Ontario finalizes ban on burning used oil in space heaters
Ontario Regulation 280/07 was filed on June 27 with the provincial registrar of regulations. The amendment to Ontario Regulation 347 under the Environmental Protection Act bans the burning of used oil in space heaters.
The ban, which applies only to facilities in southern Ontario, will come into effect on June 1, 2009 for those that received a certificate of approval from the Ministry of Environment (MOE) before January 11, 2007 or began operating prior to September 1992 as long as space heaters are not altered or replaced. Space heaters that were in operation before September 1992 were previously exempt from regulation requirements. After June 1, 2009, no space heaters in southern Ontario will be permitted to burn used oil.

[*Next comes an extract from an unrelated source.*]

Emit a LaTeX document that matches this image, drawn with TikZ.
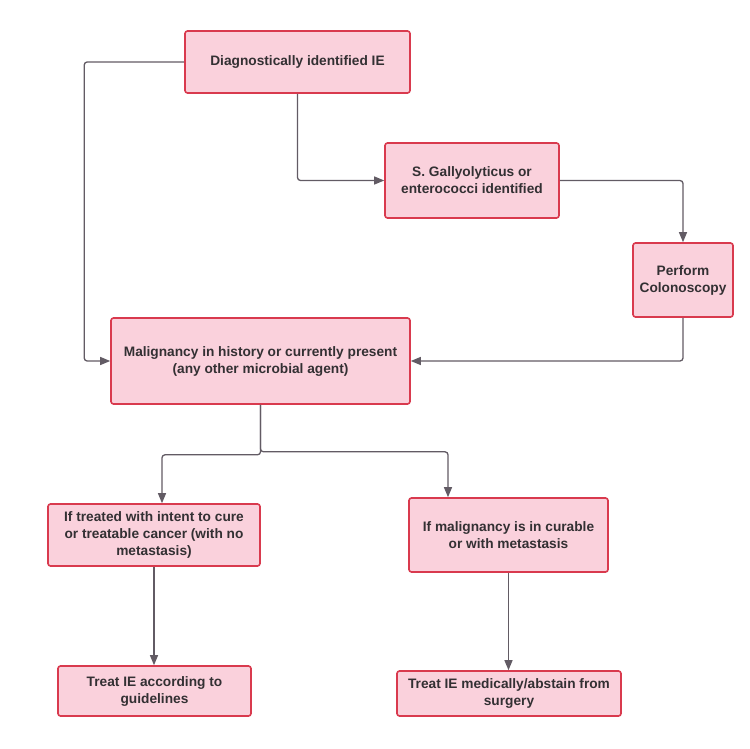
\documentclass[tikz,border=0pt]{standalone}
\usepackage{fontspec}
\setmainfont{Liberation Sans}
\usetikzlibrary{arrows.meta}
\definecolor{boxfill}{HTML}{FAD1DC}
\definecolor{boxline}{HTML}{D93A4E}
\definecolor{linegray}{HTML}{625B64}
\definecolor{textgray}{HTML}{333033}
\tikzset{
  stepbox/.style={draw=boxline, line width=1.6pt, fill=boxfill, rounded corners=2.5pt,
    align=center, font=\bfseries\fontsize{13.7}{17}\selectfont, text=textgray, inner sep=0pt},
  arr/.style={draw=linegray, line width=1.3pt, rounded corners=3pt, -{Triangle[length=10pt,width=8pt]}}
}
\begin{document}
\begin{tikzpicture}[x=1pt, y=-1pt]
  \useasboundingbox (0,0) rectangle (750,749);
  % Boxes
  \node[stepbox, minimum width=225pt, minimum height=62pt] (diag) at (297.5,62) {Diagnostically identified IE};
  \node[stepbox, minimum width=174pt, minimum height=75pt] (gall) at (472,180.5) {S. Gallyolyticus or\\enterococci identified};
  \node[stepbox, minimum width=100pt, minimum height=74pt] (colo) at (683,280) {Perform\\Colonoscopy};
  \node[stepbox, minimum width=299pt, minimum height=86pt] (malig) at (260.5,361) {Malignancy in history or currently present\\(any other microbial agent)};
  \node[stepbox, minimum width=212pt, minimum height=62pt] (cure) at (154,535) {If treated with intent to cure\\or treatable cancer (with no\\metastasis)};
  \node[stepbox, minimum width=199pt, minimum height=74pt] (meta) at (508.5,535) {If malignancy is in curable\\or with metastasis};
  \node[stepbox, minimum width=193pt, minimum height=50pt] (guide) at (154.5,691) {Treat IE according to\\guidelines};
  \node[stepbox, minimum width=224pt, minimum height=45pt] (medic) at (509,693.5) {Treat IE medically/abstain from\\surgery};
  % Connectors
  \draw[arr] (diag.west) -- ++(-100,0) |- (malig.west);
  \draw[arr] (diag.south) |- (gall.west);
  \draw[arr] (gall.east) -| (colo.north);
  \draw[arr] (colo.south) |- (malig.east);
  \draw[arr] (malig.south) -- ++(0,50) -| ([xshift=8pt]cure.north);
  \draw[arr] (malig.south) -- ++(0,47) -| ([xshift=-60.5pt]meta.north);
  \draw[arr] (cure.south) -- (cure.south |- guide.north);
  \draw[arr] (meta.south) -- (meta.south |- medic.north);
\end{tikzpicture}
\end{document}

The ban is expected to affect about 700 facilities throughout Ontario, such as automotive service stations, dealerships, trucking fleet operators and construction businesses. Together, they burn about ten million litres of used oil annually for heat. This, says the MOE, could effectively be recovered and re-used or re-refined into new lubricating oil. In certain industrial applications, used oil can be reclaimed and effectively re-used almost indefinitely. The ban will add to the 150 million litres that are currently being re-refined annually in Ontario.
The ban does not apply to agricultural operations that burn their own used oil or industrial processes burning used oil under a certificate of approval.
Northern Ontario has also been exempted from the new regulation due to the limited collection of used oil in this region, which makes a ban impractical. Banning the practice in areas with limited options could lead to illegal dumping or other environmentally harmful disposal practices. Following the comment period on the regulatory proposal (which ran from January 11 to March 3, 2007), the definition of northern Ontario was refined to include the territorial district of Algoma, Cochrane, Kenora, Manitouline, Nipissing, Parry Sound, Rainy River, Sudbury, Thunder Bay or Timiskaming.
The regulation also defines "lubricating oil" and designates "used lubricating oil" (i.e., used oil) as a waste. The designation of "used lubricating oil" as a waste clarifies existing policy for used oil and will not affect Ontario companies or change their existing approvals for the management of used oil. The designation clarifies that "used lubricating oil," even when processed or used as fuel, remains a waste and is subject to Ontario's waste requirements.
Automotive used oil was not formulated for use as fuel and is much more contaminated than fuels like home heating oil and natural gas. Emissions from burning used oil in space heaters contain elevated levels of harmful contaminants when compared to burning home heating oil.
Nevertheless, the MOE received a total of 560 written comments on the proposed ban, the majority opposing it. The exemption of northern Ontario was one of the criticisms, observers noting that if burning used oil in space heaters poses a health risk, the ban should extend to the entire province. Commenters also encouraged the Ministry to look into building a used oil re-refinery in northern Ontario.
Stakeholders responding to the proposal further maintained that the ban was not supported by scientific data such as evidence of space heater emissions exceeding allowable limits, and claimed that the Ministry failed to consult with manufacturers, distributors and owners of space heaters before introducing the draft regulation.
The regulatory decision and further related information may be viewed on the provincial Environmental Registry, www.ebr.gov.on.ca, reference No RA07E0001.